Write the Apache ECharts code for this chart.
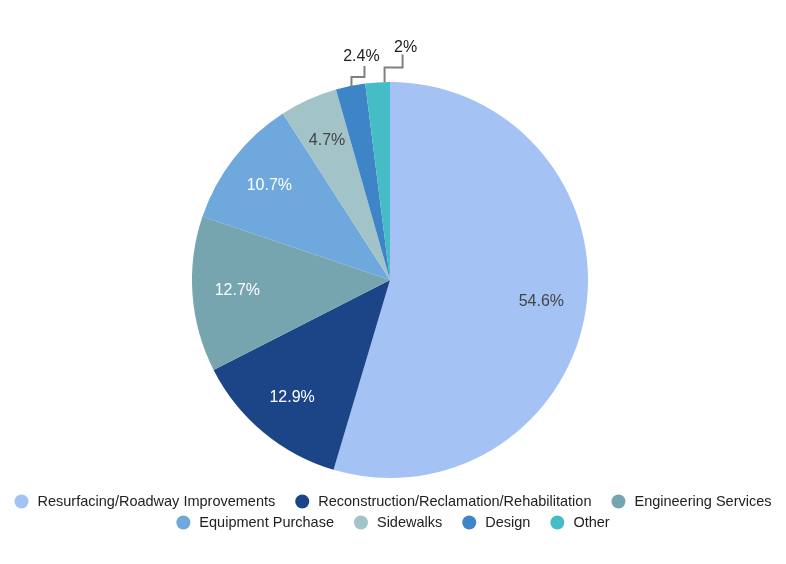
<!DOCTYPE html>
<html>
<head>
<meta charset="utf-8">
<script src="https://cdn.jsdelivr.net/npm/echarts@6/dist/echarts.min.js"></script>
<style>
html,body{margin:0;padding:0;background:#fff;}
#chart{width:786px;height:564px;}
</style>
</head>
<body>
<div id="chart"></div>
<script>
// ---- data ----
var categories = [
  'Resurfacing/Roadway Improvements',
  'Reconstruction/Reclamation/Rehabilitation',
  'Engineering Services',
  'Equipment Purchase',
  'Sidewalks',
  'Design',
  'Other'
];
var values = [54.6, 12.9, 12.7, 10.7, 4.7, 2.4, 2];
var legendRow1 = categories.slice(0, 3);
var legendRow2 = categories.slice(3);

// ---- style ----
var colors = ['#a4c2f4', '#1c4587', '#76a5af', '#6fa8dc', '#a2c4c9', '#3d85c6', '#46bdc6'];
var labelColors = ['#444444', '#ffffff', '#ffffff', '#ffffff', '#444444', '#222222', '#222222'];
var CX = 390, CY = 280, R = 198;
var insideScale = 1.5;
var outsideThreshold = 3;
var leader = {
  'Design': { shift: 1, rise1: 9, run: 13, rise2: 11, labelDx: -3, labelDy: -1 },
  'Other':  { shift: 7, rise1: 15, run: 18, rise2: 13, labelDx: 3, labelDy: 1 }
};

var chart = echarts.init(document.getElementById('chart'), null, { renderer: 'canvas' });

var seriesData = categories.map(function (name, i) {
  var outside = values[i] < outsideThreshold;
  return {
    name: name,
    value: values[i],
    label: {
      position: outside ? 'outside' : 'inside',
      color: labelColors[i]
    },
    labelLine: { show: outside }
  };
});

var legendBase = {
  left: 'center',
  icon: 'circle',
  itemWidth: 14,
  itemHeight: 14,
  itemGap: 20,
  textStyle: {
    fontFamily: 'Liberation Sans, Arial, sans-serif',
    fontSize: 14.5,
    color: '#222222',
    padding: [0, 0, 0, 4]
  }
};

chart.setOption({
  backgroundColor: '#ffffff',
  color: colors,
  animation: false,
  legend: [
    Object.assign({}, legendBase, { top: 489, data: legendRow1 }),
    Object.assign({}, legendBase, { top: 510, data: legendRow2 })
  ],
  series: [{
    type: 'pie',
    center: [CX, CY],
    radius: R,
    startAngle: 90,
    clockwise: true,
    avoidLabelOverlap: false,
    label: {
      show: true,
      formatter: function (p) { return p.value + '%'; },
      fontFamily: 'Liberation Sans, Arial, sans-serif',
      fontSize: 16
    },
    labelLine: {
      show: false,
      length: 10,
      length2: 10,
      lineStyle: { color: '#808080', width: 2 }
    },
    labelLayout: function (p) {
      var i = p.dataIndex;
      var name = categories[i];
      if (values[i] < outsideThreshold && p.labelLinePoints) {
        var cfg = leader[name] || { shift: 0, rise1: 8, run: 12, rise2: 10, labelDx: 0, labelDy: 0 };
        var s = p.labelLinePoints[0];
        var x0 = s[0] + cfg.shift, y0 = s[1];
        var p1 = [x0, y0 - cfg.rise1];
        var p2 = [x0 + cfg.run, y0 - cfg.rise1];
        var p3 = [x0 + cfg.run, y0 - cfg.rise1 - cfg.rise2];
        return {
          x: p3[0] + cfg.labelDx,
          y: p3[1] + cfg.labelDy,
          align: 'center',
          verticalAlign: 'bottom',
          labelLinePoints: [[x0, y0], p1, p2, p3]
        };
      }
      var lx = p.labelRect.x + p.labelRect.width / 2;
      var ly = p.labelRect.y + p.labelRect.height / 2;
      return {
        x: CX + (lx - CX) * insideScale,
        y: CY + (ly - CY) * insideScale,
        align: 'center',
        verticalAlign: 'middle'
      };
    },
    data: seriesData
  }]
});
</script>
</body>
</html>
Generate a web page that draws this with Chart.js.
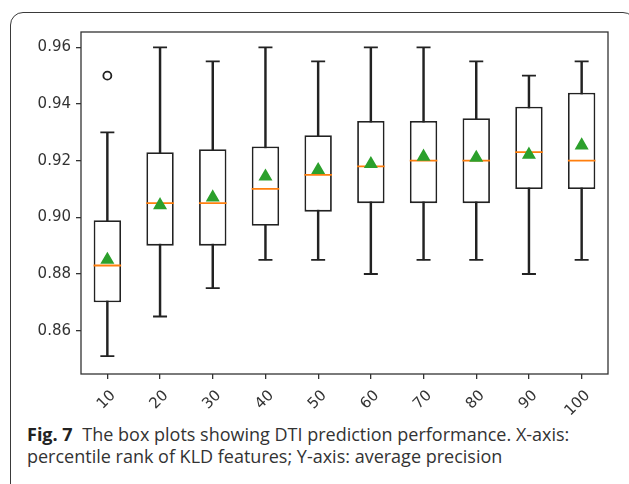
<!DOCTYPE html>
<html lang="en">
<head>
<meta charset="UTF-8">
<title>Fig. 7 box plots</title>
<style>
    body {
        margin: 0;
        padding: 0;
        background: #fff;
        width: 629px;
        height: 484px;
        overflow: hidden;
        position: relative;
    }
    .frame {
        position: absolute;
        left: 10px;
        top: 12px;
        width: 624px;
        height: 520px;
        border: 1.5px solid #3a3a3a;
        border-radius: 13px;
    }
    #chart {
        position: absolute;
        left: 0;
        top: 0;
    }
    .caption {
        position: absolute;
        left: 27px;
        top: 424px;
        font-family: "Open Sans", sans-serif;
        font-size: 18px;
        line-height: 21.5px;
        color: #333;
        white-space: nowrap;
    }
    .caption b {
        color: #222;
        margin-right: 5px;
    }
</style>
<script src="https://cdn.jsdelivr.net/npm/chart.js"></script>
</head>
<body>
<div class="frame"></div>
<canvas id="chart" width="629" height="420"></canvas>
<div class="caption">
    <b>Fig. 7</b> The box plots showing DTI prediction performance. X-axis:<br>
    percentile rank of KLD features; Y-axis: average precision
</div>

<script>
    const labels = ['10', '20', '30', '40', '50', '60', '70', '80', '90', '100'];
    const whiskerLow = [0.851, 0.865, 0.875, 0.885, 0.885, 0.880, 0.885, 0.885, 0.880, 0.885];
    const q1 = [0.870, 0.890, 0.890, 0.897, 0.902, 0.905, 0.905, 0.905, 0.910, 0.910];
    const medians = [0.883, 0.905, 0.905, 0.910, 0.915, 0.918, 0.920, 0.920, 0.923, 0.920];
    const q3 = [0.899, 0.923, 0.924, 0.925, 0.929, 0.934, 0.934, 0.935, 0.939, 0.944];
    const whiskerHigh = [0.930, 0.960, 0.955, 0.960, 0.955, 0.960, 0.960, 0.955, 0.950, 0.955];
    const means = [0.885, 0.9043, 0.907, 0.9144, 0.9167, 0.9188, 0.9214, 0.921, 0.9221, 0.9254];
    const outliers = [0.950, null, null, null, null, null, null, null, null, null];
    const yTicks = [0.86, 0.88, 0.90, 0.92, 0.94, 0.96];

    const ink = '#222';

    // matplotlib draws a closed frame around the axes
    const axesFrame = {
        id: 'axesFrame',
        afterDraw(chart) {
            const a = chart.chartArea, c = chart.ctx;
            c.save();
            c.strokeStyle = '#333';
            c.lineWidth = 1.3;
            c.strokeRect(a.left, a.top, a.right - a.left, a.bottom - a.top);
            c.restore();
        }
    };

    const pointSet = (data, style, radius, color, order, fill) => ({
        type: 'line',
        data: data,
        showLine: false,
        pointStyle: style,
        pointRadius: radius,
        pointHoverRadius: radius,
        pointBorderColor: color,
        pointBackgroundColor: fill || color,
        pointBorderWidth: 1.8,
        order: order
    });

    new Chart(document.getElementById('chart'), {
        type: 'bar',
        data: {
            labels: labels,
            datasets: [
                pointSet(means, 'triangle', 6.3, '#2ca02c', 0),
                pointSet(outliers, 'circle', 4, ink, 0, '#fff'),
                pointSet(medians, 'line', 13.8, '#ff7f0e', 1),
                pointSet(whiskerLow, 'line', 7, ink, 1),
                pointSet(whiskerHigh, 'line', 7, ink, 1),
                {
                    // boxes q1..q3
                    data: q1.map((v, i) => [v, q3[i]]),
                    backgroundColor: '#fff',
                    borderColor: ink,
                    borderWidth: 1.8,
                    borderSkipped: false,
                    barPercentage: 0.52,
                    categoryPercentage: 1,
                    grouped: false,
                    order: 2
                },
                {
                    // whiskers
                    data: whiskerLow.map((v, i) => [v, whiskerHigh[i]]),
                    backgroundColor: ink,
                    barThickness: 1.8,
                    grouped: false,
                    order: 3
                }
            ]
        },
        options: {
            responsive: false,
            animation: false,
            layout: { padding: { left: 26, top: 32, right: 21, bottom: 0 } },
            plugins: {
                legend: { display: false },
                tooltip: { enabled: false }
            },
            scales: {
                x: {
                    offset: true,
                    grid: {
                        display: true,
                        offset: false,
                        drawOnChartArea: false,
                        drawTicks: true,
                        tickLength: 5,
                        color: '#333',
                        lineWidth: 1.3
                    },
                    border: { display: false },
                    ticks: {
                        autoSkip: false,
                        minRotation: 45,
                        maxRotation: 45,
                        labelOffset: 6,
                        padding: 8,
                        color: '#333',
                        font: { family: 'DejaVu Sans', size: 15 }
                    },
                    afterFit: s => { s.height = 46; }
                },
                y: {
                    min: 0.8447,
                    max: 0.9654,
                    afterBuildTicks: s => { s.ticks = yTicks.map(v => ({ value: v })); },
                    grid: {
                        display: true,
                        drawOnChartArea: false,
                        drawTicks: true,
                        tickLength: 5,
                        color: '#333',
                        lineWidth: 1.3
                    },
                    border: { display: false },
                    ticks: {
                        padding: 5,
                        color: '#333',
                        font: { family: 'DejaVu Sans', size: 15 },
                        callback: v => v.toFixed(2)
                    },
                    afterFit: s => { s.width = 55; }
                }
            }
        },
        plugins: [axesFrame]
    });
</script>
</body>
</html>
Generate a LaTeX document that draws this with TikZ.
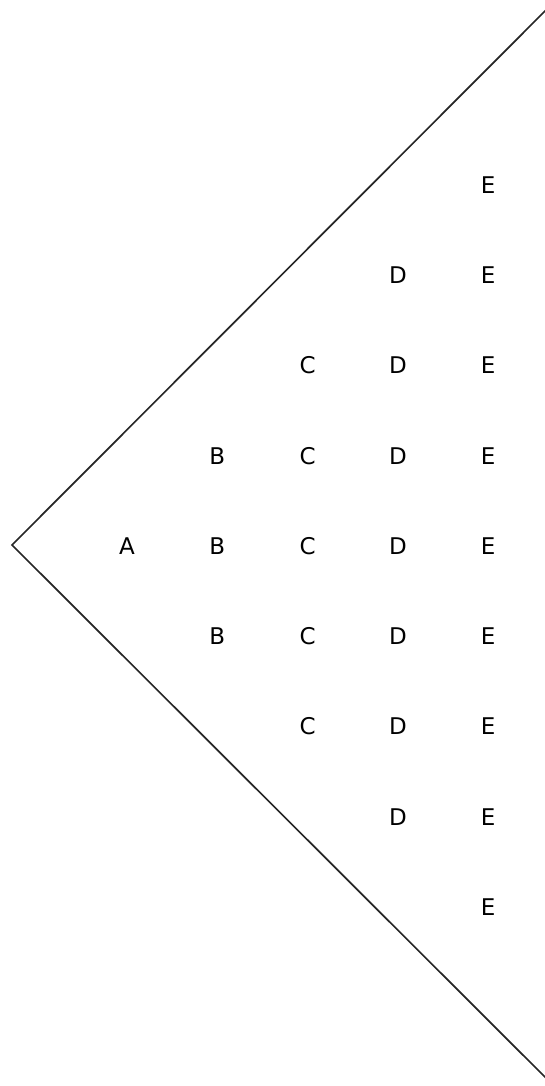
\documentclass[tikz,border=0pt]{standalone}
\usepackage{fontspec}
\setmainfont{DejaVu Sans}
\usetikzlibrary{positioning}
\tikzset{
  stage/.style={
    inner sep=0pt,
    font=\fontsize{23}{27}\selectfont
  },
  edge/.style={
    line width=1.7pt,
    draw=black!85
  }
}
\begin{document}
\begin{tikzpicture}[x=1pt,y=-1pt]
  \useasboundingbox (0,0) rectangle (545,1086);
  \coordinate (apex) at (12,545);
  \coordinate (top) at (546,10);
  \coordinate (bottom) at (546,1078);
  \draw[edge] (top) -- (apex) -- (bottom);
  \foreach \lbl [count=\i from 0] in {A,B,C,D,E} {
    \foreach \j in {-\i,...,\i} {
      \node[stage] (\lbl\i\j) at ({127+90.3*\i},{546+90.3*\j}) {\lbl};
    }
  }
\end{tikzpicture}
\end{document}
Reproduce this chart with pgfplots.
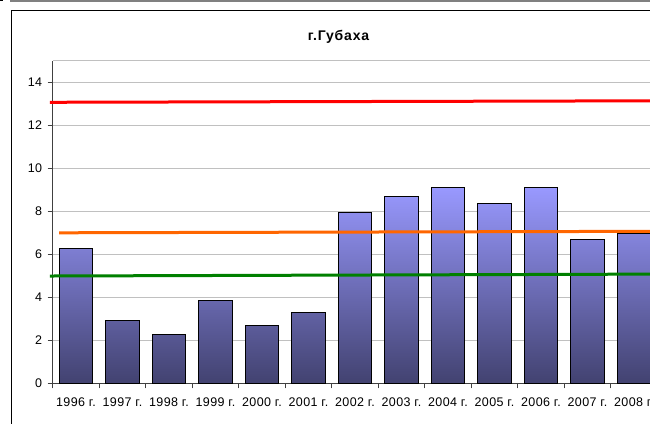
************
## Exercise description:
From the line containing "Generate a LaTeX" down to the last line of the entries above, copy each line exactly and nothing more. Leave pictures out.

## Task output:
Generate a LaTeX document that draws this with TikZ.
\documentclass[tikz,border=0pt]{standalone}
\usepackage{fontspec}
\setmainfont{DejaVu Sans}
\usetikzlibrary{positioning}
\tikzset{
  stage/.style={
    inner sep=0pt,
    font=\fontsize{23}{27}\selectfont
  },
  edge/.style={
    line width=1.7pt,
    draw=black!85
  }
}
\begin{document}
\begin{tikzpicture}[x=1pt,y=-1pt]
  \useasboundingbox (0,0) rectangle (545,1086);
  \coordinate (apex) at (12,545);
  \coordinate (top) at (546,10);
  \coordinate (bottom) at (546,1078);
  \draw[edge] (top) -- (apex) -- (bottom);
  \foreach \lbl [count=\i from 0] in {A,B,C,D,E} {
    \foreach \j in {-\i,...,\i} {
      \node[stage] (\lbl\i\j) at ({127+90.3*\i},{546+90.3*\j}) {\lbl};
    }
  }
\end{tikzpicture}
\end{document}
Reproduce this chart with pgfplots.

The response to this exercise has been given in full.